Archive for the 'Compliments' Category

Aug 21 2007

Entreprenuership: The Fourth Powerful Factor of Production

Entrepreneurs From China Flourish in Africa- New York Time, August 18, 2007

One of my AP students recently asked me to explain why entrepreneurship was considered one of the four factors of production by economists. He questioned the nature of this “fourth factor of production” because unlike the other types of resources it was less obvious to him how this resource fit into the product market. In the product market, good and services are paid for directly by consumers. but how did entrepreneurs play a direct role in this market.

Chinese Businessman runs restaurant in Malawi

Part of the problem is that entrepreneurs truly belong in the factor market, a market that students new to economics are less acquainted with and one that both AP and IB students will be learning about this semester. Entrepreneurs are the “behind the scene” people. They are the “big ideas” people. They visionaries in business who figure out how to utilize all the other factors of production in order to make a good or service that will result in a profit.

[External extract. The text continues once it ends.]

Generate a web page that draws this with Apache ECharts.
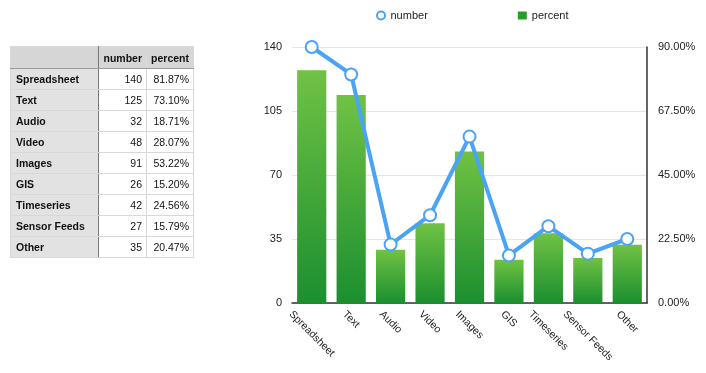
<!DOCTYPE html>
<html>
<head>
<meta charset="utf-8">
<script src="https://cdn.jsdelivr.net/npm/echarts@6/dist/echarts.min.js"></script>
<style>
  html,body{margin:0;padding:0;background:#fff;}
  #wrap{position:relative;width:706px;height:373px;overflow:hidden;}
  #chart{position:absolute;left:0;top:0;width:706px;height:373px;}
  table{position:absolute;left:10px;top:46px;border-collapse:collapse;table-layout:fixed;width:183px;font-family:"Liberation Sans",Arial,Helvetica,sans-serif;font-size:10.5px;color:#111;}
  td,th{height:20px;padding:0 4px;border:1px solid #d8d8d8;overflow:hidden;white-space:nowrap;}
  th{background:#d6d6d6;font-weight:bold;text-align:right;height:21px;border-bottom:1px solid #9a9a9a;}
  td.l{background:#e2e2e2;font-weight:bold;text-align:left;border-right:1px solid #777;padding-left:5px;}
  th.l{border-right:1px solid #777;}
  td.n,td.p{text-align:right;background:#fff;}
</style>
</head>
<body>
<div id="wrap">
  <div id="chart"></div>
  <table id="tbl"><colgroup><col style="width:88px"><col style="width:48px"><col style="width:47px"></colgroup><tbody id="tb"></tbody></table>
</div>
<script>
const categories = ["Spreadsheet","Text","Audio","Video","Images","GIS","Timeseries","Sensor Feeds","Other"];
const numberValues = [140,125,32,48,91,26,42,27,35];
const percentValues = [81.87,73.10,18.71,28.07,53.22,15.20,24.56,15.79,20.47];
const leftTicks = [0,35,70,105,140];
const rightTicks = [0,22.5,45,67.5,90];

// table
let html = '<tr><th class="l"></th><th>number</th><th>percent</th></tr>';
categories.forEach((c,i)=>{
  html += '<tr><td class="l">'+c+'</td><td class="n">'+numberValues[i]+'</td><td class="p">'+percentValues[i].toFixed(2)+'%</td></tr>';
});
document.getElementById('tb').innerHTML = html;

const FONT = '"Liberation Sans", Arial, Helvetica, sans-serif';
const BLUE = '#4aa3f5';
const chart = echarts.init(document.getElementById('chart'), null, {renderer:'canvas'});
const option = {
  animation:false,
  textStyle:{fontFamily:FONT},
  legend:{
    top:5, left:371, itemGap:90, itemWidth:9, itemHeight:8,
    textStyle:{fontSize:11,color:'#222',fontFamily:FONT},
    data:[{name:'number',icon:'emptyCircle'},{name:'percent',icon:'rect',itemStyle:{color:'#2a9a2a'}}]
  },
  grid:{left:292,right:59,top:47,bottom:70,containLabel:false},
  xAxis:{
    type:'category', data:categories,
    axisLine:{show:true,lineStyle:{color:'#333',width:1.5}},
    axisTick:{show:false},
    axisLabel:{show:false}
  },
  yAxis:[
    {type:'value',min:leftTicks[0],max:leftTicks[leftTicks.length-1],interval:leftTicks[1]-leftTicks[0],
     axisLine:{show:false},axisTick:{show:false},
     axisLabel:{color:'#222',fontSize:11,margin:10,fontFamily:FONT},
     splitLine:{show:true,lineStyle:{color:'#e6e6e6',width:1}}},
    {type:'value',min:rightTicks[0],max:rightTicks[rightTicks.length-1],interval:rightTicks[1]-rightTicks[0],
     position:'right',
     axisLine:{show:true,lineStyle:{color:'#333',width:1.5}},axisTick:{show:false},
     axisLabel:{color:'#222',fontSize:11,margin:11,fontFamily:FONT,formatter:v=>v.toFixed(2)+'%'},
     splitLine:{show:false}}
  ],
  series:[
    {name:'percent',type:'bar',yAxisIndex:1,data:percentValues,barWidth:'74%',z:2,
     itemStyle:{color:new echarts.graphic.LinearGradient(0,0,0,1,[{offset:0,color:'#70c244'},{offset:1,color:'#1b8f2f'}])}},
    {name:'number',type:'line',yAxisIndex:0,data:numberValues,z:3,
     symbol:'emptyCircle',symbolSize:12,
     lineStyle:{color:BLUE,width:4},
     itemStyle:{color:BLUE,borderColor:BLUE,borderWidth:3.5}}
  ]
};
chart.setOption(option);

// rotated category labels, positioned through the axis scale
const ctx = document.createElement('canvas').getContext('2d');
const LFONT = '10.5px ' + FONT;
ctx.font = LFONT;
const y0 = chart.convertToPixel({yAxisIndex:0}, 0);
const s = Math.SQRT1_2;
const elements = categories.map((c)=>{
  const cx = chart.convertToPixel({xAxisIndex:0}, c);
  const w = ctx.measureText(c).width;
  const h = 10.5;
  const cy = y0 + 6 + (w*s + h*s)/2;
  return {type:'text', x:cx, y:cy, rotation:-Math.PI/4, silent:true,
    style:{text:c, font:LFONT, fill:'#222', align:'center', verticalAlign:'middle'}};
});
chart.setOption({graphic:{elements}});
</script>
</body>
</html>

I found the above New York times article about Chinese Entrepreneurs who have “taken the big risk” of moving to Africa in search of a better life and good profits extremely interesting. Chinese entrepreneur are moving into new territories in order to seek their fortunes, in places that many others have not dared to go before them because of a fear of violence, a fear of unfriendly governments or a fear of people. These are places where poverty and opportunity are rampant. Mr.Yang, an entrepreneur from the Fujian Province in China is a true risk taker and can teach all economics students about the meaning of entrepreneurship: the good, the bad and the ugly.

What set him apart was his destination. Instead of the traditional adopted homelands like the United States and Europe, where Fujian people have settled by the hundreds of thousands, he chose this small, landlocked country in southern Africa.

“Before I left China,” said Mr. Yang, now 25, “I thought Africa was all one big desert.” So he figured that ice cream would be in high demand, and with money pooled from relatives and friends, he created his own factory at the edge of Lilongwe, Malawi’s capital. The climate is in fact subtropical, but that has not stopped his ice cream company from becoming the country’s biggest.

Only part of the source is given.